As with many brilliant architects who produced innovative work, it can be difficult in decades-later retrospect to recognize the uniqueness of the work.  But in the house we have at hand here in Maine, even a brief examination will remind us of his contributions to an architectural vocabulary which influences us even today.  The Potter House has many elements typical of his work, and exhibits both consistency and specificity, two conflicting concepts he masterfully integrated in his houses.

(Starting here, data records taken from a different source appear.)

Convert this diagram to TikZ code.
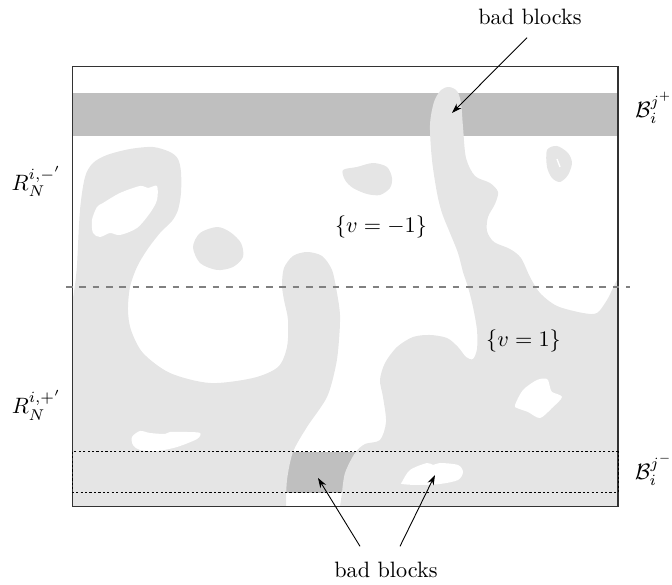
\documentclass[tikz,border=0pt]{standalone}
\usepackage{amsmath,amssymb}
\usetikzlibrary{arrows.meta,calc}
\tikzset{
  spin/.style={fill=gray!20},
  badband/.style={fill=gray!50},
  hole/.style={fill=white},
  farr/.style={-{Stealth[length=4.5pt,width=3pt]}, thin}
}

\begin{document}
\begin{tikzpicture}[x=0.45pt,y=-0.45pt]
\useasboundingbox (0,0) rectangle (672,585);
\fill[badband] (72.7,93.3) rectangle (618,136);
\fill[badband] (72.7,451.7) rectangle (618,492.7);
\fill[spin] (72.7,506.7) -- (72.7,300) -- plot[smooth] coordinates {(75,285) (77,265) (80,210) (85,177) (93,163) (107,155) (130,149) (153,147) (170,152) (178,159) (181,172) (181,193) (178,210) (172,221) (160,233) (147,250) (137,267) (130,287) (128,310) (131,330) (143,353) (170,373) (210,383) (253,378) (278,367) (287,347) (288,320) (284,300) (282,285) (284,268) (293,256) (307,252) (322,256) (332,270) (337,293) (340,315) (339,340) (336,365) (327,397) (307,427) (293,452) (287,480) (286,506.7)} -- cycle;
\fill[spin] (340,506.7) -- plot[smooth] coordinates {(342,493) (345,473) (355,453) (365,444) (380,440) (386,422) (383,397) (380,380) (385,363) (397,347) (413,337) (430,335) (447,338) (458,347) (466,357) (473,359) (477,349) (477,330) (473,307) (468,287) (463,272) (458,253) (450,233) (442,213) (437,193) (432,160) (430,125) (434,102) (441,90) (449,87) (457,91) (461,103) (463,127) (466,158) (475,176) (490,183) (498,192) (495,204) (488,217) (487,231) (494,242) (510,249) (521,258) (530,277) (540,293) (557,306) (583,313) (597,313) (607,300) (613,288) (618,278)} -- (618,506.7) -- cycle;
\fill[spin] plot[smooth cycle] coordinates {(193,247) (200,233) (217,227) (230,232) (241,243) (243,257) (233,267) (217,270) (200,263)};
\fill[spin] plot[smooth cycle] coordinates {(343,170) (357,167) (373,163) (387,167) (392,178) (390,188) (380,195) (367,194) (353,188) (345,180)};
\fill[spin] plot[smooth cycle] coordinates {(547,150) (557,146) (568,153) (572,163) (568,175) (560,182) (552,178) (547,167)};
\fill[hole] plot[smooth cycle] coordinates {(93,233) (92,220) (97,207) (103,203) (120,193) (140,186) (148,188) (157,186) (157,200) (150,213) (137,228) (120,235) (110,233) (100,237)};
\fill[hole] plot[smooth cycle] coordinates {(132,437) (140,431) (150,433) (165,434) (170,432) (187,432) (200,433) (197,439) (177,447) (157,451) (140,450) (133,445)};
\fill[hole] plot[smooth cycle] coordinates {(515,405) (523,390) (537,380) (547,379) (550,387) (552,392) (562,397) (552,408) (540,418) (528,412) (517,408)};
\fill[hole] plot[smooth cycle] coordinates {(402,482) (410,470) (427,463) (433,465) (440,463) (458,465) (463,472) (458,480) (440,484) (417,485) (402,484)};
\draw[white, line width=0.6pt] (557,159) -- (560,167);
\draw[black!80, semithick] (72.7,66.7) rectangle (618,506.7);
\draw[gray, thick, dashed] (66,286.7) -- (630,286.7);
\draw[dash pattern=on 1pt off 1pt] (72.7,451.7) rectangle (618,492.7);
\node (rm) at (36.5,181.5) {$R_N^{i,-'}$};
\node (rp) at (36.5,405) {$R_N^{i,+'}$};
\node (bp) at (654,108) {$\mathcal{B}_i^{j^+}$};
\node (bm) at (654,470) {$\mathcal{B}_i^{j^-}$};
\node (vm) at (381,226.5) {$\{v=-1\}$};
\node (vp) at (523.5,341) {$\{v=1\}$};
\node (badtop) at (530,17) {bad blocks};
\node (badbot) at (386,570) {bad blocks};
\coordinate (t1) at (452,113);
\coordinate (t2) at (318,478);
\coordinate (t3) at (435,475);
\draw[farr] ($(badtop.south)+(-3,5)$) -- (t1);
\draw[farr] ($(badbot.north)+(-26,-8)$) -- (t2);
\draw[farr] ($(badbot.north)+(14,-8)$) -- (t3);
\end{tikzpicture}
\end{document}
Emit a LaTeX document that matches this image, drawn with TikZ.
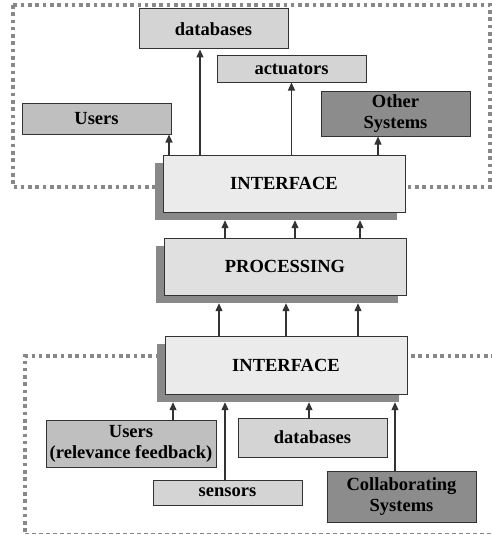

The consistency comes as he repeats certain architectural devices on several projects, including this one.  Like many of his houses of this period, it is a fairly simple wood structure that sits atop a stone wall which engages with a sloping site, and the materials and execution are similar to other projects of his outside of Maine.  The butterfly roof, the strong stone walls, the cadenced entrance sequence, the bi-nuclear plan concept, large planes of glazing and solid wall, the interest in simultaneous grounding and floating forms:  they are all here.

We can see the specificity of Breuer’s design solution by looking at just one of these devices:  the stone wall.  The site slopes up from the street, and Breuer uses the slope to maximum advantage by positioning a long stone wall parallel to the road.  It is a dramatic gesture that creates a sectional solution:  The U-shaped driveway comes up from the street and runs along the stone wall, under the living spaces above.  This creates an earth-bound, sheltered arrival experience, and allows the main living spaces to hover comfortably above the street on the arrival side and spill out on grade on the back side.  As one enters this space by car, there is a powerful contrast between the stone wall (with areas of exposed ledge) on the right, and the open side—supported by light columns—on the left.

This stone wall, however, has even more significance in the house.  It imbues the house with a sense of earthiness that was rare for this generation of modernists.  The Glass House and the Farnsworth house, constructed almost concurrently with the Potter House, use natural materials in a much more limited and controlled manner.  The Potter House, as many of Breuer’s houses of the period, embraces the rough and organic quality of stone and contrasts its heaviness with the lightness of the wood structure above.  The stone remains very much grounded to the earth, and the wood structure and planes of local white cedar float above.

Finally, the stone wall, despite the seeming simplicity of its gesture, sets up a datum on the site that allows for several complex relationships between interior and exterior.  It has a different relationship to the wood structure on each of three sides:  It follows the footprint of the house on one end, turns to create the aforementioned sheltered entrance sequence, and extends past the upper story on the other end, returning and engaging with the sloping grade.  This extension of the wall into the landscape makes it feel independent of the wood structure above it—as if it were an archaeological ruin on which a new house was placed.  It also allows for a terrace garden at one end of the upper story of the house.  The scale of the garden has been somewhat reduced by a later addition to that end of the house, but it still retains its feeling of independence.

The Potter House rarely appears in books on his work, and it’s not clear why this is the case.  Some sources suggest that Breuer did little construction administration on the house, and there is the possibility that the design was somewhat modified during construction without Breuer’s approval.  Apparently there were also conflicts around construction costs and water leaks, which may have damaged the relationship between client and architect.  Nevertheless, almost 60 years on, the house tells its own stories, and still retains an experimental vitality that few houses of this age possess.  Recently purchased by a new owner, it is being restored and renovated in a manner that both respects its original concept and yet recognizes it as a family house as appropriate for life in 2009 as it was in 1949.